TASK TO CARRY OUT
Select the lines below containing the word "source".

INPUT
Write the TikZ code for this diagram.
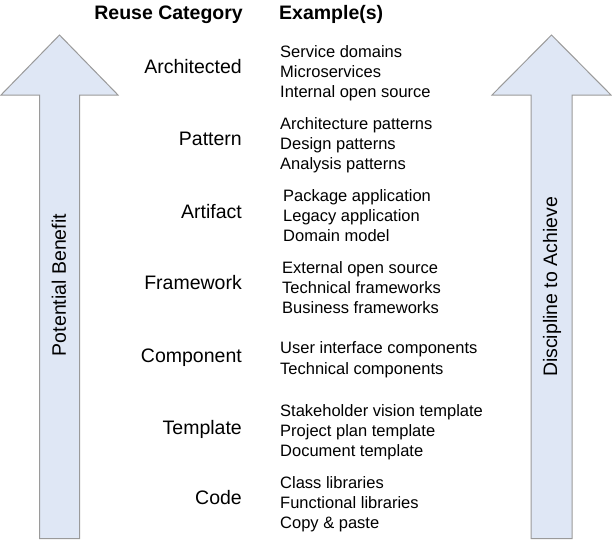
\documentclass[tikz,border=0pt]{standalone}
\usepackage{fontspec}
\setmainfont{Liberation Sans}
\definecolor{arrowfill}{HTML}{DFE7F5}
\definecolor{arrowline}{HTML}{9A9A9A}
\begin{document}
\begin{tikzpicture}[x=1pt,y=-1pt,
  bigarrow/.style={fill=arrowfill,draw=arrowline,line width=1pt,line join=miter},
  head/.style={anchor=base,inner sep=0pt,font=\fontsize{19.5}{23}\selectfont\bfseries},
  cat/.style={anchor=base east,inner sep=0pt,font=\fontsize{19.5}{23}\selectfont},
  ex/.style={anchor=base west,inner sep=0pt,font=\fontsize{16.5}{20}\selectfont},
  vlabel/.style={rotate=90,inner sep=0pt,font=\fontsize{19.5}{23}\selectfont}]
\useasboundingbox (0,0) rectangle (612,543);
% arrows
\draw[bigarrow] (59.5,35) -- (1,95) -- (39.5,95) -- (39.5,538.5) -- (79.5,538.5) -- (79.5,95) -- (118,95) -- cycle;
\draw[bigarrow] (551.5,35) -- (492,95) -- (531,95) -- (531,538.5) -- (572,538.5) -- (572,95) -- (611,95) -- cycle;
\node[vlabel] (pb) at (59,285) {Potential Benefit};
\node[vlabel] (da) at (552,287) {Discipline to Achieve};
% headers
\node[head,anchor=base east] (h1) at (243,20) {Reuse Category};
\node[head,anchor=base west] (h2) at (279,20) {Example(s)};
% categories
\node[cat] (c1) at (242,74) {Architected};
\node[cat] (c2) at (242,145) {Pattern};
\node[cat] (c3) at (242,218) {Artifact};
\node[cat] (c4) at (242,289) {Framework};
\node[cat] (c5) at (242,362) {Component};
\node[cat] (c6) at (242,434) {Template};
\node[cat] (c7) at (242,504) {Code};
% examples
\node[ex] (e11) at (280,57) {Service domains};
\node[ex] (e12) at (280,77) {Microservices};
\node[ex] (e13) at (280,97) {Internal open source};
\node[ex] (e21) at (280,129) {Architecture patterns};
\node[ex] (e22) at (280,149) {Design patterns};
\node[ex] (e23) at (280,169) {Analysis patterns};
\node[ex] (e31) at (283,201) {Package application};
\node[ex] (e32) at (283,221) {Legacy application};
\node[ex] (e33) at (283,241) {Domain model};
\node[ex] (e41) at (282,273) {External open source};
\node[ex] (e42) at (282,293) {Technical frameworks};
\node[ex] (e43) at (282,313) {Business frameworks};
\node[ex] (e51) at (280,353) {User interface components};
\node[ex] (e52) at (280,374) {Technical components};
\node[ex] (e61) at (280,416) {Stakeholder vision template};
\node[ex] (e62) at (280,436) {Project plan template};
\node[ex] (e63) at (280,456) {Document template};
\node[ex] (e71) at (280,488) {Class libraries};
\node[ex] (e72) at (280,508) {Functional libraries};
\node[ex] (e73) at (280,528) {Copy \& paste};
\end{tikzpicture}
\end{document}
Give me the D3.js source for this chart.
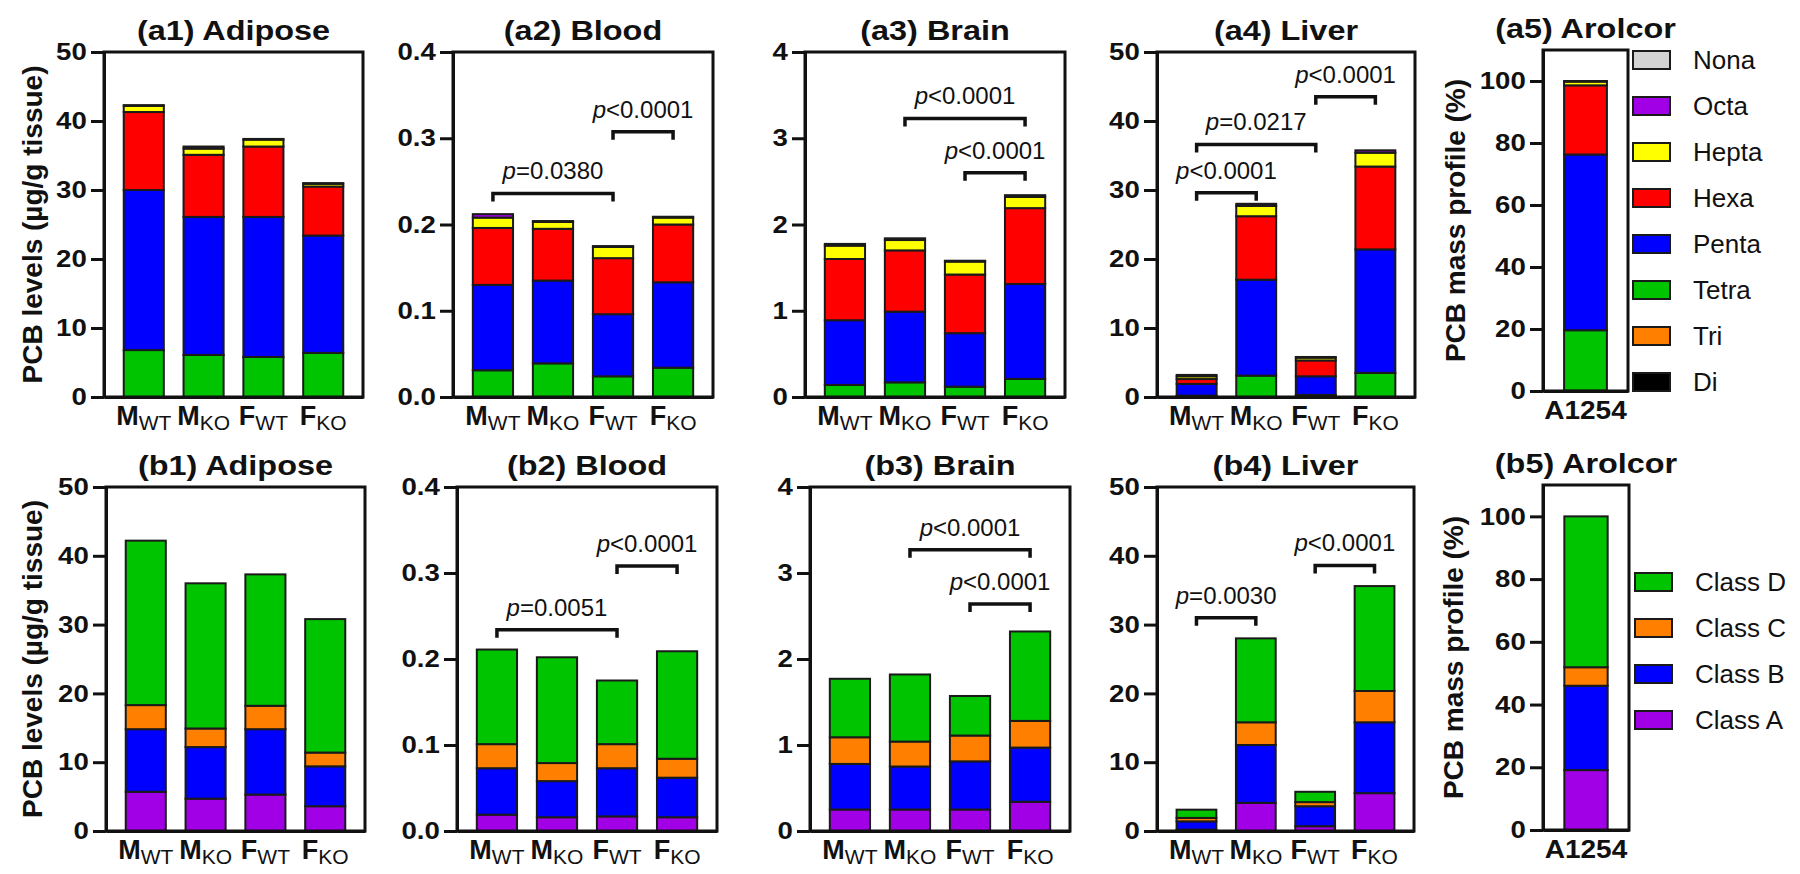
<!DOCTYPE html>
<html><head><meta charset="utf-8">
<script src="https://cdn.jsdelivr.net/npm/d3@7"></script>
<style>
body{margin:0;background:#fff}
svg{display:block}
text{font-family:"Liberation Sans",Arial,Helvetica,sans-serif;fill:#111}
</style>
</head><body>
<svg id="chart" width="1800" height="874"></svg>
<script>
// ---------- categories ----------
const groups = ["MWT", "MKO", "FWT", "FKO"];
const groupMain = ["M", "M", "F", "F"];
const groupSub = ["WT", "KO", "WT", "KO"];
const aroclor = ["A1254"];

const homologs = ["Di", "Tri", "Tetra", "Penta", "Hexa", "Hepta", "Octa", "Nona"];
const homologColors = ["#000000", "#FF8000", "#00C400", "#0000FF", "#FF0000", "#FFFF00", "#A100E6", "#D3D3D3"];
const classes = ["Class A", "Class B", "Class C", "Class D"];
const classColors = ["#A100E6", "#0000FF", "#FF8000", "#00C400"];

// ---------- homolog profiles (Di..Nona), µg/g tissue, per group MWT, MKO, FWT, FKO ----------
const adiposeHomolog = [
  [0, 0, 6.8, 23.2, 11.3, 0.9, 0.1, 0],
  [0, 0, 6.1, 20.0, 9.0, 0.9, 0.3, 0],
  [0, 0, 5.8, 20.3, 10.2, 1.0, 0.1, 0],
  [0, 0, 6.4, 17.0, 7.1, 0.4, 0.1, 0]
];
const bloodHomolog = [
  [0, 0, 0.031, 0.099, 0.066, 0.012, 0.004, 0],
  [0, 0, 0.039, 0.096, 0.060, 0.008, 0.001, 0],
  [0, 0, 0.024, 0.072, 0.065, 0.013, 0.001, 0],
  [0, 0, 0.034, 0.099, 0.067, 0.008, 0.001, 0]
];
const brainHomolog = [
  [0, 0, 0.14, 0.75, 0.71, 0.155, 0.02, 0],
  [0, 0, 0.17, 0.82, 0.71, 0.12, 0.02, 0],
  [0, 0, 0.12, 0.62, 0.68, 0.15, 0.01, 0],
  [0, 0, 0.21, 1.10, 0.88, 0.13, 0.02, 0]
];
const liverHomolog = [
  [0, 0, 0.2, 1.7, 0.7, 0.4, 0.2, 0],
  [0, 0, 3.1, 13.9, 9.2, 1.5, 0.3, 0],
  [0, 0, 0.3, 2.7, 2.3, 0.4, 0.1, 0],
  [0, 0, 3.5, 17.9, 12.0, 2.0, 0.35, 0]
];
const aroclorHomolog = [
  [0, 0.1, 19.5, 56.7, 22.3, 1.2, 0.2, 0]
];

// ---------- class profiles (A..D) ----------
const adiposeClass = [
  [5.7, 9.1, 3.5, 23.9],
  [4.7, 7.5, 2.7, 21.1],
  [5.3, 9.5, 3.4, 19.1],
  [3.6, 5.8, 2.0, 19.4]
];
const bloodClass = [
  [0.019, 0.054, 0.028, 0.110],
  [0.016, 0.042, 0.021, 0.123],
  [0.017, 0.056, 0.028, 0.074],
  [0.016, 0.046, 0.022, 0.125]
];
const brainClass = [
  [0.25, 0.53, 0.31, 0.68],
  [0.25, 0.50, 0.29, 0.78],
  [0.25, 0.56, 0.30, 0.46],
  [0.34, 0.63, 0.31, 1.04]
];
const liverClass = [
  [0.2, 1.2, 0.5, 1.2],
  [4.1, 8.4, 3.3, 12.2],
  [0.7, 2.9, 0.6, 1.5],
  [5.5, 10.3, 4.55, 15.25]
];
const aroclorClass = [
  [19.1, 26.9, 5.9, 48.1]
];

// ---------- significance brackets: [from, to, y value, label] ----------
const bloodHomologP = [[0, 2, 0.236, "=0.0380"], [2, 3, 0.3075, "<0.0001"]];
const brainHomologP = [[1, 3, 3.23, "<0.0001"], [2, 3, 2.6, "<0.0001"]];
const liverHomologP = [[0, 1, 29.6, "<0.0001"], [0, 2, 36.6, "=0.0217"], [2, 3, 43.5, "<0.0001"]];
const bloodClassP = [[0, 2, 0.234, "=0.0051"], [2, 3, 0.308, "<0.0001"]];
const brainClassP = [[1, 3, 3.27, "<0.0001"], [2, 3, 2.64, "<0.0001"]];
const liverClassP = [[0, 1, 31.0, "=0.0030"], [2, 3, 38.6, "<0.0001"]];

// ---------- tick values ----------
const ticks50 = [0, 10, 20, 30, 40, 50];
const ticksBlood = [0, 0.1, 0.2, 0.3, 0.4];
const ticksBrain = [0, 1, 2, 3, 4];
const ticksPct = [0, 20, 40, 60, 80, 100];

const svg = d3.select("#chart");
const fInt = d3.format("d"), f1 = d3.format(".1f");
const yTitleLevels = "PCB levels (\u00B5g/g tissue)";
const yTitlePct = "PCB mass profile (%)";

const rowA = {y0: 52, y1: 397}, rowB = {y0: 487, y1: 831};
const panels = [
  {title: "(a1) Adipose", x0: 104, x1: 363, ...rowA, dom: [0, 50], ticks: ticks50, fmt: fInt, data: adiposeHomolog, keys: homologs, colors: homologColors, p: [], ytitle: yTitleLevels, ytx: 32},
  {title: "(a2) Blood", x0: 453, x1: 713, ...rowA, dom: [0, 0.4], ticks: ticksBlood, fmt: f1, data: bloodHomolog, keys: homologs, colors: homologColors, p: bloodHomologP},
  {title: "(a3) Brain", x0: 805, x1: 1065, ...rowA, dom: [0, 4], ticks: ticksBrain, fmt: fInt, data: brainHomolog, keys: homologs, colors: homologColors, p: brainHomologP},
  {title: "(a4) Liver", x0: 1157, x1: 1415, ...rowA, dom: [0, 50], ticks: ticks50, fmt: fInt, data: liverHomolog, keys: homologs, colors: homologColors, p: liverHomologP},
  {title: "(a5) Arolcor", x0: 1543, x1: 1628, y0: 50, y1: 391, dom: [0, 110], ticks: ticksPct, fmt: fInt, data: aroclorHomolog, keys: homologs, colors: homologColors, p: [], cats: aroclor, ytitle: yTitlePct, ytx: 1455,
   legend: {x: 1633, yc: 60, step: 46, order: homologs.slice().reverse(), colors: homologColors.slice().reverse()}},
  {title: "(b1) Adipose", x0: 106, x1: 365, ...rowB, dom: [0, 50], ticks: ticks50, fmt: fInt, data: adiposeClass, keys: classes, colors: classColors, p: [], ytitle: yTitleLevels, ytx: 32},
  {title: "(b2) Blood", x0: 457, x1: 717, ...rowB, dom: [0, 0.4], ticks: ticksBlood, fmt: f1, data: bloodClass, keys: classes, colors: classColors, p: bloodClassP},
  {title: "(b3) Brain", x0: 810, x1: 1070, ...rowB, dom: [0, 4], ticks: ticksBrain, fmt: fInt, data: brainClass, keys: classes, colors: classColors, p: brainClassP},
  {title: "(b4) Liver", x0: 1157, x1: 1414, ...rowB, dom: [0, 50], ticks: ticks50, fmt: fInt, data: liverClass, keys: classes, colors: classColors, p: liverClassP},
  {title: "(b5) Arolcor", x0: 1543, x1: 1629, y0: 485, y1: 830, dom: [0, 110], ticks: ticksPct, fmt: fInt, data: aroclorClass, keys: classes, colors: classColors, p: [], cats: aroclor, ytitle: yTitlePct, ytx: 1453,
   legend: {x: 1635, yc: 582, step: 46, order: classes.slice().reverse(), colors: classColors.slice().reverse()}}
];

panels.forEach(drawPanel);

function drawPanel(P) {
  const cats = P.cats || groups;
  const g = svg.append("g");
  const x = d3.scaleBand().domain(cats).range([P.x0, P.x1]).paddingInner(0.33).paddingOuter(0.33);
  const y = d3.scaleLinear().domain(P.dom).range([P.y1, P.y0]);
  const color = d3.scaleOrdinal().domain(P.keys).range(P.colors);

  const rows = cats.map((c, i) => {
    const o = {cat: c};
    P.keys.forEach((k, j) => o[k] = P.data[i][j]);
    return o;
  });
  const series = d3.stack().keys(P.keys)(rows);

  g.append("g").selectAll("g").data(series).join("g")
    .attr("fill", s => color(s.key))
    .selectAll("rect").data(s => s.filter(d => d[1] - d[0] > 0)).join("rect")
    .attr("x", d => x(d.data.cat))
    .attr("width", x.bandwidth())
    .attr("y", d => y(d[1]))
    .attr("height", d => y(d[0]) - y(d[1]))
    .attr("stroke", "#1a1a1a").attr("stroke-width", 2);

  // frame
  g.append("rect").attr("x", P.x0).attr("y", P.y0)
    .attr("width", P.x1 - P.x0).attr("height", P.y1 - P.y0)
    .attr("fill", "none").attr("stroke", "#111").attr("stroke-width", 3);

  // y axis
  const ya = g.append("g").attr("transform", `translate(${P.x0},0)`)
    .call(d3.axisLeft(y).tickValues(P.ticks).tickFormat(P.fmt).tickSize(13).tickSizeOuter(0).tickPadding(2));
  ya.select(".domain").attr("stroke", "#111").attr("stroke-width", 3);
  ya.selectAll(".tick line").attr("stroke", "#111").attr("stroke-width", 3);
  ya.selectAll(".tick text").attr("font-size", 24).attr("font-weight", "bold")
    .attr("font-family", "'Liberation Sans', Arial, sans-serif").attr("fill", "#111")
    .attr("transform", "scale(1.15,1)");

  // x axis
  const xa = g.append("g").attr("transform", `translate(0,${P.y1})`)
    .call(d3.axisBottom(x).tickSize(0).tickSizeOuter(0));
  xa.select(".domain").attr("stroke", "#111").attr("stroke-width", 3);
  xa.selectAll(".tick text").each(function (d, i) {
    const t = d3.select(this).attr("y", 28).attr("dy", null).text(null)
      .attr("font-family", "'Liberation Sans', Arial, sans-serif").attr("fill", "#111");
    if (P.cats) {
      t.attr("font-size", 25).attr("font-weight", "bold").attr("transform", "scale(1.12,1)").text(d);
    } else {
      t.append("tspan").attr("font-size", 27).attr("font-weight", "bold").text(groupMain[i]);
      t.append("tspan").attr("font-size", 21).attr("dy", 5).text(groupSub[i]);
    }
  });

  // title
  g.append("text")
    .attr("transform", `translate(${(P.x0 + P.x1) / 2},${P.y0 - 12}) scale(1.2,1)`)
    .attr("text-anchor", "middle").attr("font-size", 27).attr("font-weight", "bold")
    .text(P.title);

  // y title
  if (P.ytitle) {
    g.append("text")
      .attr("transform", `translate(${P.ytx},${(P.y0 + P.y1) / 2}) rotate(-90)`)
      .attr("text-anchor", "middle").attr("dy", "0.35em")
      .attr("font-size", 28).attr("font-weight", "bold")
      .text(P.ytitle);
  }

  // brackets
  const bw = x.bandwidth();
  P.p.forEach(([a, b, v, lab]) => {
    const xa1 = x(cats[a]) + bw / 2, xb1 = x(cats[b]) + bw / 2, yy = y(v);
    g.append("path")
      .attr("d", `M${xa1},${yy + 8}V${yy}H${xb1}V${yy + 8}`)
      .attr("fill", "none").attr("stroke", "#111").attr("stroke-width", 3.5);
    const t = g.append("text").attr("x", (xa1 + xb1) / 2).attr("y", yy - 14)
      .attr("text-anchor", "middle").attr("font-size", 24);
    t.append("tspan").attr("font-style", "italic").text("p");
    t.append("tspan").text(lab);
  });

  // legend
  if (P.legend) {
    const L = P.legend;
    const li = g.append("g").selectAll("g").data(L.order).join("g")
      .attr("transform", (d, i) => `translate(${L.x},${L.yc + i * L.step})`);
    li.append("rect").attr("x", 0).attr("y", -9).attr("width", 37).attr("height", 18)
      .attr("fill", (d, i) => L.colors[i]).attr("stroke", "#1a1a1a").attr("stroke-width", 2);
    li.append("text").attr("x", 60).attr("dy", "0.35em").attr("font-size", 26).text(d => d);
  }
}
</script>
</body></html>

FINAL RESULT
\node[ex] (e13) at (280,97) {Internal open source};
\node[ex] (e41) at (282,273) {External open source};
Give me the D3.js source for this chart.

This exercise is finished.